- **Exercise**:
Each line from the top of the listing through the one holding "fontsize=7.5, color='#333333', labelpad=4)" should be restated word for word, with nothing added and no pictures.

^^^^

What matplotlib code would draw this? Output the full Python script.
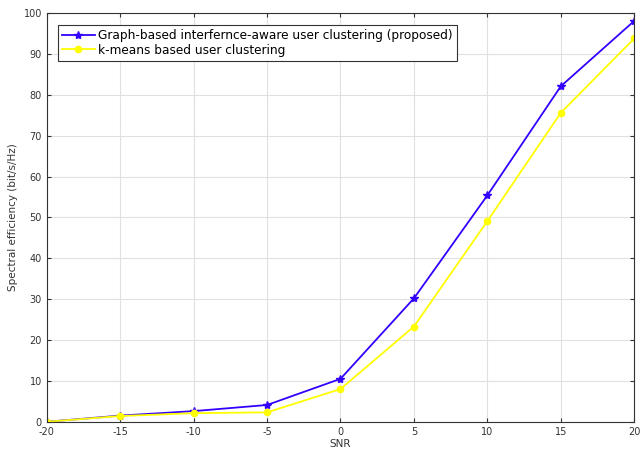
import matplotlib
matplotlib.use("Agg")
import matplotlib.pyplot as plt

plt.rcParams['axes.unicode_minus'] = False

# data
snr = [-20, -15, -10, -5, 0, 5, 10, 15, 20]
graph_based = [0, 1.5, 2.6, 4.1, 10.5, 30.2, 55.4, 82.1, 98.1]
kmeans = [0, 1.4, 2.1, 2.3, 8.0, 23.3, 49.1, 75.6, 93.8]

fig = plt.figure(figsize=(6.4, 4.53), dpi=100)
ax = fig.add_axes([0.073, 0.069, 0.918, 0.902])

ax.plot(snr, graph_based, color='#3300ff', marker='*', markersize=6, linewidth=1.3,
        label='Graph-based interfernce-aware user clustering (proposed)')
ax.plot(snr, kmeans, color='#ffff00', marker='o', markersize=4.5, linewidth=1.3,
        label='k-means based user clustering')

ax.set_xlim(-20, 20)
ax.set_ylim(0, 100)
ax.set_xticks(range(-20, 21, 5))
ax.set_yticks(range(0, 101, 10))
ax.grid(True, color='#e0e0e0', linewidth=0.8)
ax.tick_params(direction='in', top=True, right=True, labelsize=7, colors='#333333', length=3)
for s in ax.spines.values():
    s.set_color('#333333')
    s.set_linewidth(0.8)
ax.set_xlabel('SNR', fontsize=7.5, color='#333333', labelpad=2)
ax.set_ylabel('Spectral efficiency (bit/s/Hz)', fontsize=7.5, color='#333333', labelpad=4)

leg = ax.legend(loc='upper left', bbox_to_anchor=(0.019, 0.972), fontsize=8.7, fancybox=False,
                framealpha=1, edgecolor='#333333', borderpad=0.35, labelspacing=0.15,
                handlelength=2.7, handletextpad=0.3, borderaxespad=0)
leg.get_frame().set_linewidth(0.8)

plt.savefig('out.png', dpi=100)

^^^^

- **Solution**:
What matplotlib code would draw this? Output the full Python script.
import matplotlib
matplotlib.use("Agg")
import matplotlib.pyplot as plt

plt.rcParams['axes.unicode_minus'] = False

# data
snr = [-20, -15, -10, -5, 0, 5, 10, 15, 20]
graph_based = [0, 1.5, 2.6, 4.1, 10.5, 30.2, 55.4, 82.1, 98.1]
kmeans = [0, 1.4, 2.1, 2.3, 8.0, 23.3, 49.1, 75.6, 93.8]

fig = plt.figure(figsize=(6.4, 4.53), dpi=100)
ax = fig.add_axes([0.073, 0.069, 0.918, 0.902])

ax.plot(snr, graph_based, color='#3300ff', marker='*', markersize=6, linewidth=1.3,
        label='Graph-based interfernce-aware user clustering (proposed)')
ax.plot(snr, kmeans, color='#ffff00', marker='o', markersize=4.5, linewidth=1.3,
        label='k-means based user clustering')

ax.set_xlim(-20, 20)
ax.set_ylim(0, 100)
ax.set_xticks(range(-20, 21, 5))
ax.set_yticks(range(0, 101, 10))
ax.grid(True, color='#e0e0e0', linewidth=0.8)
ax.tick_params(direction='in', top=True, right=True, labelsize=7, colors='#333333', length=3)
for s in ax.spines.values():
    s.set_color('#333333')
    s.set_linewidth(0.8)
ax.set_xlabel('SNR', fontsize=7.5, color='#333333', labelpad=2)
ax.set_ylabel('Spectral efficiency (bit/s/Hz)', fontsize=7.5, color='#333333', labelpad=4)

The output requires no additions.